Monday marked the two-year anniversary of Arizona’s controversial immigration law, known as S.B. 1070, and on Wednesday, the Supreme Court will hear arguments as to whether it goes too far.
The law requires police officers to check the immigration status of people they stop and suspect of being in the country illegally. Currently, that and other key measures are on hold after a federal court ruled that they interfered with national immigration laws.
For the second time in the past month, the court will take up a politically-charged case involving the balance of power between state and federal law. In March, the Supreme Court heard oral arguments on the President’s Affordable Care Act and claims that it violates the commerce clause. Even the lawyers are coming back for a rematch, with Solicitor General Donald Verrilli going head-to-head with Paul Clement, who is representing Arizona.

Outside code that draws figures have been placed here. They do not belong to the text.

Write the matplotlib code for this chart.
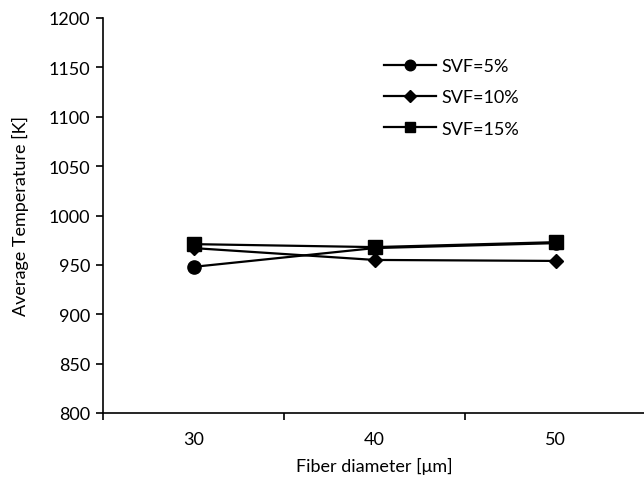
import matplotlib
matplotlib.use("Agg")
import matplotlib.pyplot as plt
from matplotlib.ticker import FixedLocator

plt.rcParams['font.family'] = ['Lato', 'DejaVu Sans']

categories = ["30", "40", "50"]
svf5 = [948, 967, 972]
svf10 = [967, 955, 954]
svf15 = [971, 968, 973]
series_names = ["SVF=5%", "SVF=10%", "SVF=15%"]

fig = plt.figure(figsize=(6.44, 4.85), dpi=100)
ax = fig.add_axes([103/644, 1-414/485, 543/644, 395/485])

x = list(range(len(categories)))
ax.plot(x, svf5, color='black', lw=1.6, marker='o', ms=9.5, label=series_names[0])
ax.plot(x, svf10, color='black', lw=1.6, marker='D', ms=7.5, label=series_names[1])
ax.plot(x, svf15, color='black', lw=1.6, marker='s', ms=9.5, label=series_names[2])

ax.set_xlim(-0.5, 2.5)
ax.set_ylim(800, 1200)
ax.set_yticks(range(800, 1201, 50))
ax.set_xticks(x)
ax.set_xticklabels(categories)
ax.xaxis.set_minor_locator(FixedLocator([-0.5, 0.5, 1.5, 2.5]))
ax.tick_params(axis='x', which='major', length=0, pad=13, labelsize=13)
ax.tick_params(axis='x', which='minor', length=5, width=1.2, direction='out')
ax.tick_params(axis='y', length=5, width=1.2, direction='out', labelsize=13, pad=4)

for s in ['top', 'right']:
    ax.spines[s].set_visible(False)
for s in ['left', 'bottom']:
    ax.spines[s].set_linewidth(1.2)

ax.set_xlabel("Fiber diameter [\u03bcm]", fontsize=13, labelpad=7)
ax.set_ylabel("Average Temperature [K]", fontsize=13, labelpad=14)

leg = ax.legend(loc='upper left', bbox_to_anchor=(384/644, 1-59/485),
                bbox_transform=fig.transFigure, frameon=False, fontsize=13,
                handlelength=2.9, handletextpad=0.3, labelspacing=0.85,
                borderpad=0, borderaxespad=0, markerscale=0.8)

fig.savefig("out.png", dpi=100)
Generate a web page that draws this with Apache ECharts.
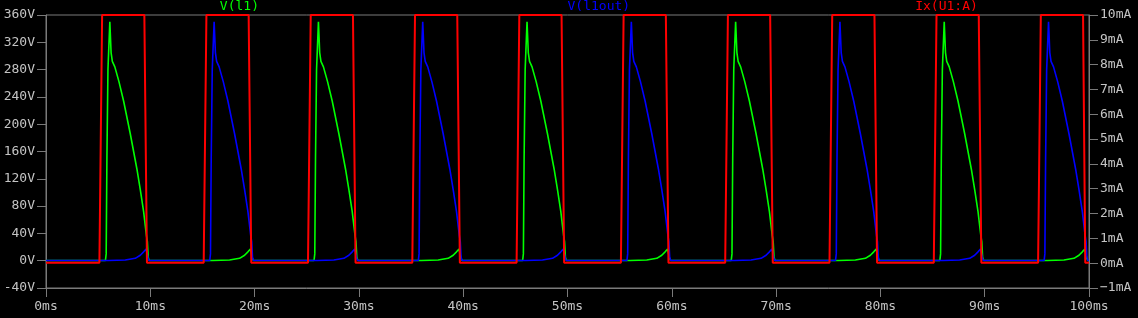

Since Arizona passed its law in 2010, five other states have followed suit, including Utah, Indiana, Alabama, Georgia and South Carolina. Opponents have claimed the measures amount to racial profiling and have driven many undocumented immigrants underground. But the governors of those states have argued that they were forced to take on the issue because the federal government failed to tackle immigration reform. On CNN, Sunday, Obama Campaign Senior Adviser David Axelrod placed the blame squarely on Republicans:
With the Hispanic vote expected to top 12 million this year, both sides are courting Latinos, and the outcome of this case could very well shape the immigration debate going into November.